The IFT test occurs on a single morning the week after dogs arrive at campus to begin professional training and takes ~10 min per dog. In the IFT test, the dog is exposed to six scenarios: a physical exam, a looming object, a sudden noise, a ‘prey’ object, an unfamiliar dog, and a threatening stranger. These scenarios were chosen to be stimulating enough to potentially elicit problematic behaviors, while remaining within the realm of normal occurrences that a dog might conceivably face in his/her working life. In the physical exam portion, the dog is handled by a stranger as if at a veterinary examination, culminating in the tester attempting to roll the dog over onto his/her side without any commands being given. In the looming object portion, a trash bag unexpectedly falls toward the dog from a height of 3–4 feet. In the sudden noise portion, a heavy chain is dragged across metal for ~2–3 s. In the “prey” object portion, a rag on a string is erratically moved away from the dog, who is given the opportunity to chase it. In the unfamiliar dog portion, the dog is led toward a life-sized stuffed Old English sheepdog (30). In the threatening stranger portion, the dog is led toward a hooded figure who is hunched over, striking a cane against the ground, and yelling (30). In each of these scenarios, the dog's reaction, recovery (where applicable), and body language is coded (see Appendix B). Across scenarios, low scores correspond to appropriate behavior, while higher scores indicate visible discomfort, reactivity, and failure to recover.

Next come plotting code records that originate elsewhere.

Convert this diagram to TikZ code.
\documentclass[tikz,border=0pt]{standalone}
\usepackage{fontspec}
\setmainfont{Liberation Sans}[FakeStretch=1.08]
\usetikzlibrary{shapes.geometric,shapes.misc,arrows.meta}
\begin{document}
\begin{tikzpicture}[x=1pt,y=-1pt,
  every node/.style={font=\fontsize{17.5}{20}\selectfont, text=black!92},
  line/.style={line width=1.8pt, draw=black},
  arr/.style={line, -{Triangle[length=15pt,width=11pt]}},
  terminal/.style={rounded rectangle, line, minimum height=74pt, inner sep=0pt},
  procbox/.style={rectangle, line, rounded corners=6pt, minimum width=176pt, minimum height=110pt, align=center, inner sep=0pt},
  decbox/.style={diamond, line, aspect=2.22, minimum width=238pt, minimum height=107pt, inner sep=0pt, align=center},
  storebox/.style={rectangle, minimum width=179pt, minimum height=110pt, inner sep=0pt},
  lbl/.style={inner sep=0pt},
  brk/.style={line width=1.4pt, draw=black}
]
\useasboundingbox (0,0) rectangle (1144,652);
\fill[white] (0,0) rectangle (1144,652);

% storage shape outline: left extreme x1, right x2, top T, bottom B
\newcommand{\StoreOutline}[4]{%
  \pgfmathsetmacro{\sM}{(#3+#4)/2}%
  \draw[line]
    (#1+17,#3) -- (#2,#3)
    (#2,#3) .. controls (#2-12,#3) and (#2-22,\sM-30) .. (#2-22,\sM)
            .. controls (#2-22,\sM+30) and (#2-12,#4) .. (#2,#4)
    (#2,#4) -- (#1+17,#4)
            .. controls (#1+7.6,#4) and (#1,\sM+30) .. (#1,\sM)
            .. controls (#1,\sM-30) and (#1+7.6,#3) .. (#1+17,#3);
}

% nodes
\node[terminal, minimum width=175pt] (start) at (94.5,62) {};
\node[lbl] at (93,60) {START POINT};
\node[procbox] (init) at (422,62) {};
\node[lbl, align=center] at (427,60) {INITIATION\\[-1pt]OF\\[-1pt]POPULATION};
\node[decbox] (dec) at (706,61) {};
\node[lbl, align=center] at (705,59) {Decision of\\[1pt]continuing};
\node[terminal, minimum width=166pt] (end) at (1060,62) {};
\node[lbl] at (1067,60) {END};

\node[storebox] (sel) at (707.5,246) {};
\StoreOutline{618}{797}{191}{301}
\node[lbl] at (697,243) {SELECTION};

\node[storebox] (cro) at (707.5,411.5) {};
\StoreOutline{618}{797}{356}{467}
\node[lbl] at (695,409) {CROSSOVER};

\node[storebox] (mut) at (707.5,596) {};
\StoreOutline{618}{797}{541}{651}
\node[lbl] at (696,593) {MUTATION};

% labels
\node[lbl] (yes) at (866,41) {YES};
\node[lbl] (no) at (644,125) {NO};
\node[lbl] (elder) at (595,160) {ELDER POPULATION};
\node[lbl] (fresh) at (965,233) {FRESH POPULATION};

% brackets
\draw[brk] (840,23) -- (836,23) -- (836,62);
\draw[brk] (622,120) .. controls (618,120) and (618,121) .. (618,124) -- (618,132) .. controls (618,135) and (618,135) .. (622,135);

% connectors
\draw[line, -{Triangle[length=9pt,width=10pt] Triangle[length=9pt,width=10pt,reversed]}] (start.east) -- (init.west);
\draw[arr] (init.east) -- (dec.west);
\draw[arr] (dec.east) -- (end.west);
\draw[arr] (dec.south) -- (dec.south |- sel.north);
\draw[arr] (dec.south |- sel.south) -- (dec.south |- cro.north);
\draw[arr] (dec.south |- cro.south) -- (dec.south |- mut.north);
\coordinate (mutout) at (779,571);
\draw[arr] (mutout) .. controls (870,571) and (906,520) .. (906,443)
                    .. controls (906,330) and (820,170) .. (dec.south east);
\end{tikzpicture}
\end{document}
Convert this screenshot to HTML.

Among the 5,967 IFT tests included in the current study, scores on all items were recorded for 95% or more of participants. The only measure that was dropped from analysis was the categorization of the dog's general demeanor during the physical exam portion, since it was the only categorical variable.
Data preparation and analysis followed the procedure described in sections Missing Data Imputation and Statistical Analysis.
Results and Discussion
Initial modeling using the training dataset and IFT measures as predictor variables yielded a cross-validated accuracy of 0.64. Estimates, standard errors, z-values, and p values of the IFT predictors are presented in Table 2. The five IFT variables of most importance to the final model (in order of importance) included: body tension during the physical exam (lower scores—i.e., more relaxed—predicted higher probability of graduation), behavior during the second pass following the sudden noise (referred to as “conclusion” phase in Appendix B; lower scores—i.e., less reactivity—predicted higher probability of graduation), recall after confronting the unfamiliar dog (lower scores—i.e., readily leaves—predicted higher probability of graduation), initial reaction during the prey test (lower scores—i.e., less reactivity—predicted higher probability of graduation), and response to handling during the physical exam (lower scores—i.e., lower resistance—predicted higher probability of graduation). Fitting this model to the test data, outcomes were predicted with an overall accuracy of 0.66, yielding an AUC of 0.71. Overall, model predictions were significantly better than chance expectation (no information rate = 0.58; p < 0.01).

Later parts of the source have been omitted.